Tuesday’s filing to the Federal Election Commission would allow Santos to use money raised through his campaign, or the cash he personally lends to the fund, for potential legal expenses.
The congressman’s string of high-profile lies about his backstory have led to claims that he engaged in various criminal activities prior to his run for office. These include allegations that he stole funds donated to a disabled veteran, committed check fraud while living in Brazil, and ran a credit card fraud scheme out of Florida. He’s under investigation for potential finance violations committed in his two previous campaigns. The move to file paperwork allowing him to use donor money to help his case will likely draw scrutiny from authorities.

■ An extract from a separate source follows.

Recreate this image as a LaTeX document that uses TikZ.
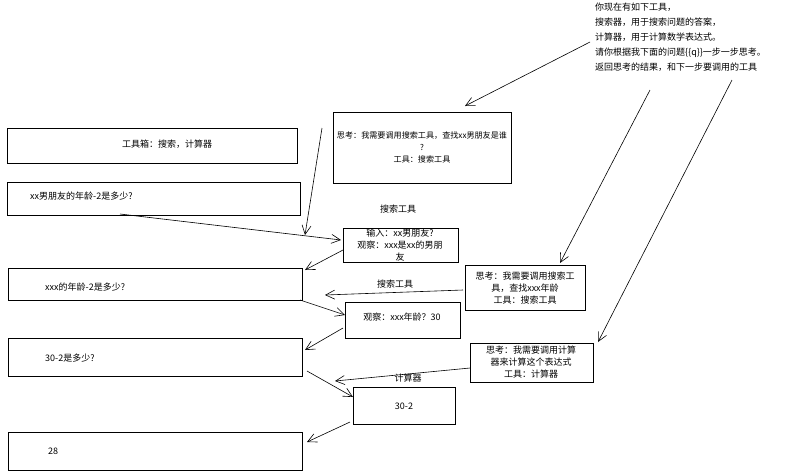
\documentclass[tikz,border=0pt]{standalone}
\usepackage{fontspec}
\setmainfont{Noto Sans CJK SC}
\usetikzlibrary{arrows.meta}
\begin{document}
\begin{tikzpicture}[x=1pt,y=-1pt,
  box/.style={draw,thick,rectangle,minimum width=0pt},
  t/.style={font=\fontsize{9}{12}\selectfont,inner sep=0pt},
  ar/.style={draw,line width=0.6pt,-{Straight Barb[length=9pt,width=9pt]}}]
\useasboundingbox (0,0) rectangle (800,475);
% top text
\node[t,anchor=north west,align=left,font=\fontsize{9}{15}\selectfont] (prompt) at (595,3) {你现在有如下工具，\\搜索器，用于搜索问题的答案，\\计算器，用于计算数学表达式。\\请你根据我下面的问题\{\{q\}\}一步一步思考。\\返回思考的结果，和下一步要调用的工具};
\coordinate (p1) at (590,42);
\coordinate (p2) at (650,90);
\coordinate (p3) at (732,80);
% boxes
\draw[box] (333,112) rectangle (511,183);
\node[t,align=center,font=\fontsize{8.1}{12}\selectfont] (th1) at (422,147) {思考：我需要调用搜索工具，查找xx男朋友是谁\\?\\工具：搜索工具};
\coordinate (th1top) at (465,106);
\draw[box] (7,128) rectangle (297,163);
\node[t] (tb) at (167,144) {工具箱：搜索，计算器};
\draw[box] (7,182) rectangle (300,215);
\node[t,anchor=west] (q1) at (30,196) {xx男朋友的年龄-2是多少?};
\coordinate (q1b) at (120,214);
\coordinate (a2s) at (322,128);
\coordinate (a2e) at (305,235);
\node[t] (lab1) at (398,209) {搜索工具};
\draw[box] (343,228) rectangle (458,262);
\node[t,align=center] (in1) at (400,245) {输入：xx男朋友?\\观察：xxx是xx的男朋\\友};
\draw[box] (8,268) rectangle (302,300);
\node[t,anchor=west] (q2) at (45,287) {xxx的年龄-2是多少?};
\draw[box] (465,265) rectangle (585,310);
\node[t,align=center] (th2) at (525,288) {思考：我需要调用搜索工\\具，查找xxx年龄\\工具：搜索工具};
\node[t] (lab2) at (395,284) {搜索工具};
\draw[box] (345,302) rectangle (460,338);
\node[t] (ob2) at (402,317) {观察：xxx年龄？30};
\draw[box] (8,338) rectangle (302,376);
\node[t,anchor=west] (q3) at (45,358) {30-2是多少?};
\draw[box] (470,343) rectangle (593,382);
\node[t,align=center] (th3) at (531,362) {思考：我需要调用计算\\器来计算这个表达式\\工具：计算器};
\node[t] (lab3) at (408,378) {计算器};
\draw[box] (353,387) rectangle (455,424);
\node[t] (c) at (404,406) {30-2};
\draw[box] (8,432) rectangle (302,470);
\node[t,anchor=west] (ans) at (48,451) {28};
% arrows
\draw[ar] (p1) -- (th1top);
\draw[ar] (a2s) -- (a2e);
\draw[ar] (q1b) -- (341,240);
\draw[ar] (343,250) -- (305,270);
\draw[ar] (p2) -- (560,263);
\draw[ar] (463,290) -- (325,295);
\draw[ar] (300,300) -- (345,315);
\draw[ar] (343,328) -- (305,350);
\draw[ar] (p3) -- (598,342);
\draw[ar] (470,368) -- (335,381);
\draw[ar] (307,371) -- (353,397);
\draw[ar] (350,422) -- (307,442);
\end{tikzpicture}
\end{document}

Santos is also in trouble in Congress. Earlier this month, the Congressional Ethics Committee announced it would be opening an investigation into “whether Representative George Santos may have: engaged in unlawful activity with respect to his 2022 congressional campaign; failed to properly disclose required information on statements filed with the House; violated federal conflict of interest laws in connection with his role in a firm providing fiduciary services; and/or engaged in sexual misconduct towards an individual seeking employment in his congressional office.”
While Santos denies the allegations, he resigned from his House committee assignments in January, calling the controversies surrounding him a “distraction” from his work in Congress.
Establishing his candidacy for reelection will do little to reestablish confidence amongst Santos’ constituents. Seventy-eight percent of voters in New York’s Third District think Santos should resign, and his local party chapter agrees. The Nassau County Republican Committee called for Santos’ resignation, and barred him from events and meetings. The New York state Republican party has also called for his resignation, stating that the chapter does “not consider him one of our congresspeople.”
While Santos seems determined to outlast the storm, it’s unlikely that voters will grant him a second term in office.